Legal Action Against Lower Snake River Dredging
Northwest fishing and conservation groups recently joined with the Nez Perce Tribe in taking legal action against dredging on the lower Snake River, announced wildsalmon.org.
Non-profit environmental law firm Earthjustice, representing Idaho Rivers United, Pacific Federation of Fishermen’s Associations, Institute of Fisheries Resources, Washington Wildlife Federation, Sierra Club and Friends of the Clearwater, filed a complaint with Seattle’s U.S. District Court challenging the Corps’ approval of a $6.7 million lower Snake River dredging project scheduled to begin next month.
Dredging behind lower Granite Dam is the centerpiece of the U.S. Army Corps of Engineers Walla Walla district’s ill-advised plan for maintaining the little-used barging corridor between Pasco, Wash., and Lewiston, Idaho.
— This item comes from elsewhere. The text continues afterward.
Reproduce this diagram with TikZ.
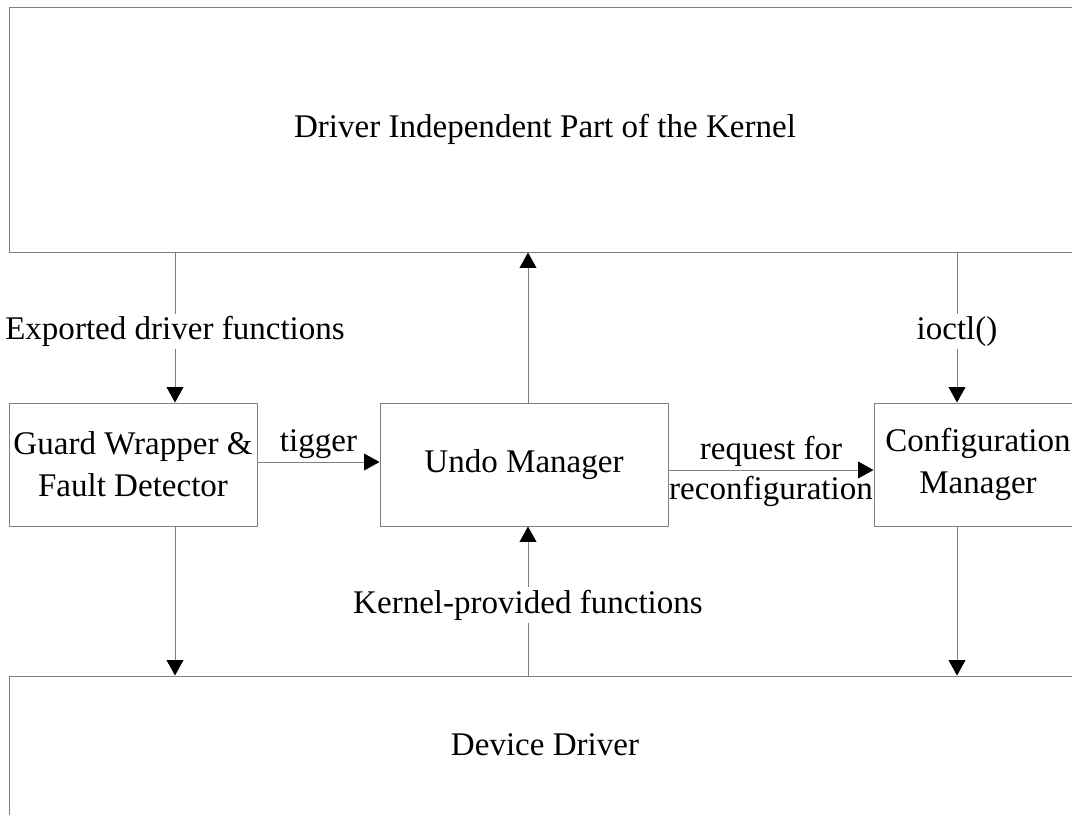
\documentclass[tikz,border=0pt]{standalone}
\usepackage{fontspec}
\setmainfont{Liberation Serif}
\usetikzlibrary{arrows.meta}
\tikzset{
	box/.style={draw=gray, line width=0.7pt, inner sep=0pt, align=center},
	arr/.style={draw=gray, line width=0.7pt, -{Triangle[black,length=11pt,width=12pt]}},
	lbl/.style={fill=white, inner sep=2pt, yshift=-0.1cm}
}
\begin{document}
\begin{tikzpicture}[font=\fontsize{23.5}{30}\selectfont]
	\clip (0,0) rectangle (26.8,-20.35);

	%Blocks:
	\node[box, minimum width=26.8cm, minimum height=6.125cm] (kernel) at (13.625,-3.2375) {Driver Independent Part of the Kernel};
	\node[box, minimum width=6.2cm, minimum height=3.075cm] (guard) at (3.325,-11.6125) {Guard Wrapper \&\\Fault Detector};
	\node[box, minimum width=7.2cm, minimum height=3.075cm] (undo) at (13.1,-11.6125) {Undo Manager};
	\node[box, minimum width=5.2cm, minimum height=3.075cm] (config) at (24.45,-11.6125) {Configuration\\Manager};
	\node[box, minimum width=26.8cm, minimum height=4.1cm] (device) at (13.625,-18.95) {};
	\node (devtext) at (13.625,-18.625) {Device Driver};

	%Columns and rows of the connectors:
	\coordinate (c1) at (4.375,0);
	\coordinate (c2) at (13.2,0);
	\coordinate (c3) at (23.925,0);
	\coordinate (r1) at (0,-11.55);
	\coordinate (r2) at (0,-11.75);

	\draw[arr] (kernel.south -| c1) -- node[lbl] {Exported driver functions} (guard.north -| c1);
	\draw[arr] (undo.north -| c2) -- (kernel.south -| c2);
	\draw[arr] (kernel.south -| c3) -- node[lbl] {ioctl()} (config.north -| c3);

	\draw[arr] (guard.south -| c1) -- (device.north -| c1);
	\draw[arr] (device.north -| c2) -- node[lbl] {Kernel-provided functions} (undo.south -| c2);
	\draw[arr] (config.south -| c3) -- (device.north -| c3);

	\draw[arr] (guard.east |- r1) -- node[above, inner sep=2pt] {tigger} (undo.west |- r1);
	\draw[arr] (undo.east |- r2) -- node[above, inner sep=2pt] {request for}
		node[below, inner sep=4pt] {reconfiguration} (config.west |- r2);
\end{tikzpicture}
\end{document}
Though shipping on the Columbia River waterway remains robust, traffic on the lower Snake is so low that it qualifies for the Corps’ own “negligible use” project category.
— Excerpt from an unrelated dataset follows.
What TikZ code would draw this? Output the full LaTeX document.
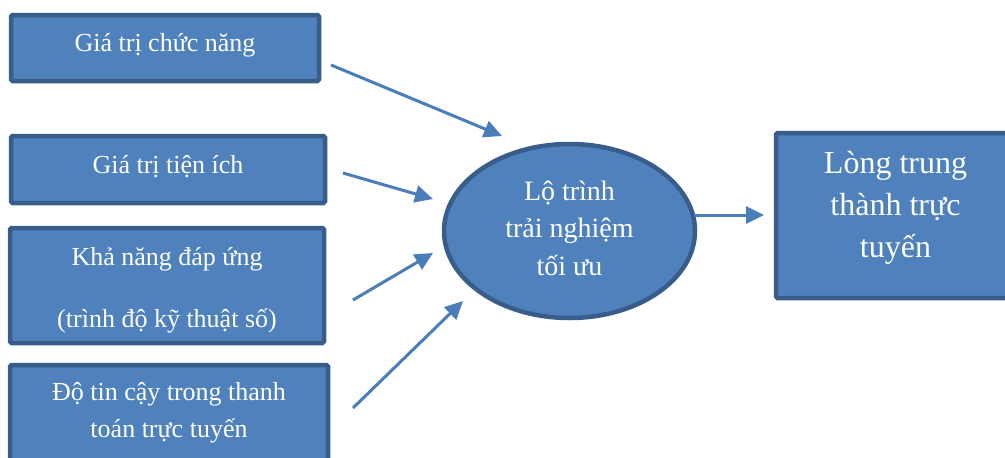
\documentclass[tikz,border=0pt]{standalone}
\usepackage{fontspec}
\setmainfont{Liberation Serif}
\usepackage{xcolor}
\usepackage{tikz}
\usetikzlibrary{arrows.meta,shapes,positioning}
\definecolor{boxfill}{HTML}{4F81BD}
\definecolor{boxline}{HTML}{385D8A}
\definecolor{arrowcol}{HTML}{4A7EBB}
\tikzset{block/.style={draw=boxline, fill=boxfill, rectangle, line width=4.5pt,
		rounded corners=1.5pt, text=white, align=center, inner sep=0pt,
		font=\fontsize{26}{37}\selectfont},
	oval/.style={draw=boxline, fill=boxfill, ellipse, line width=4.5pt,
		text=white, align=center, inner sep=0pt,
		font=\fontsize{28}{37.5}\selectfont},
	arrow/.style={draw=arrowcol, line width=3pt,
		-{Triangle[length=18pt,width=17pt]}}}

\begin{document}
\begin{tikzpicture}[x=1pt,y=-1pt]
		\useasboundingbox (0,0) rectangle (1005,458);
		\clip (0,0) rectangle (1005,458);
		\node[block, minimum width=308pt, minimum height=66pt,
		text height=6pt, text depth=0pt](f1)at(165,48){Giá trị chức năng};
		\node[block, minimum width=314pt, minimum height=67pt,
		text height=7pt, text depth=0pt](f2)at(168,169.5){Giá trị tiện ích};
		\node[block, minimum width=314pt, minimum height=115pt,
		text height=83pt, text depth=0pt](f3)at(167,285.5){Khả năng đáp ứng\\[25pt](trình độ kỹ thuật số)};
		\node[block, minimum width=318pt, minimum height=115pt,
		text height=29pt, text depth=0pt](f4)at(169,422.5){Độ tin cậy trong thanh\\toán trực tuyến};
		
		\node[oval, minimum width=251pt, minimum height=174pt,
		text height=88pt, text depth=0pt](lt)at(569.5,231){Lộ trình\\trải nghiệm\\tối ưu};
		
		\node[block, minimum width=239pt, minimum height=165pt,
		font=\fontsize{32}{42}\selectfont,
		text height=83pt, text depth=0pt](ltt)at(895.5,215.5){Lòng trung\\thành trực\\tuyến};
		
		\coordinate(s1)at(331,65);  \coordinate(e1)at(502,136);
		\coordinate(s2)at(343,173); \coordinate(e2)at(433,199);
		\coordinate(s3)at(353,300); \coordinate(e3)at(433,253);
		\coordinate(s4)at(353,408); \coordinate(e4)at(463,301);
		\coordinate(s5)at(694,215); \coordinate(e5)at(764,215);
		
		\foreach \x in{1,2,3,4,5}
		\draw[arrow](s\x)--(e\x);
	\end{tikzpicture}
\end{document}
The Corps’ Walla Walla District released its draft sediment management plan two years ago, asserting that dredging would provide $25 million in benefits but offering no supporting economic analysis.
Fishing and conservation groups and the Nez Perce Tribe have challenged the Corps plan because it puts salmon, steelhead, and Pacific lamprey at serious risk, purposefully dodges any real look at alternatives to dredging, and ignores the shaky economic justification for the barge corridor created by the four lower Snake River dams.
Despite thousands of comments noting the plan’s glaring errors and omissions, the Corps last week issued a record of decision adopting the plan. The agency immediately signed a contract with a dredging contractor to begin work December 15.
“The lower Snake waterway exacts an enormous price from taxpayers as well as from wild salmon, steelhead, and Pacific Lamprey,” said Earthjustice attorney Steve Mashuda. “The Corps has failed to look at any alternatives to dredging this winter, and fails to provide an honest assessment of the fiscal and environmental costs involved in shoring up this out-of-date waterway.”
“These four dams are responsible for pushing the Snake River’s wild salmon and steelhead to the edge of extinction,” said SOS executive director Joseph Bogaard. “Climate change and other factors are making the lower Snake River dams ever more deadly to migrating fish while the economic justification for this waterway is slipping away.”
Over the past 15 years, the lower Snake waterway’s freight volume has declined 64 percent as farmers and other shippers move their products to trucks or rail. Maintenance expenses, meanwhile, have surged. Lewiston faces a chronic crisis of sedimentation and U.S. taxpayers now effectively subsidize every barge leaving Lewiston to the tune of about $18,000.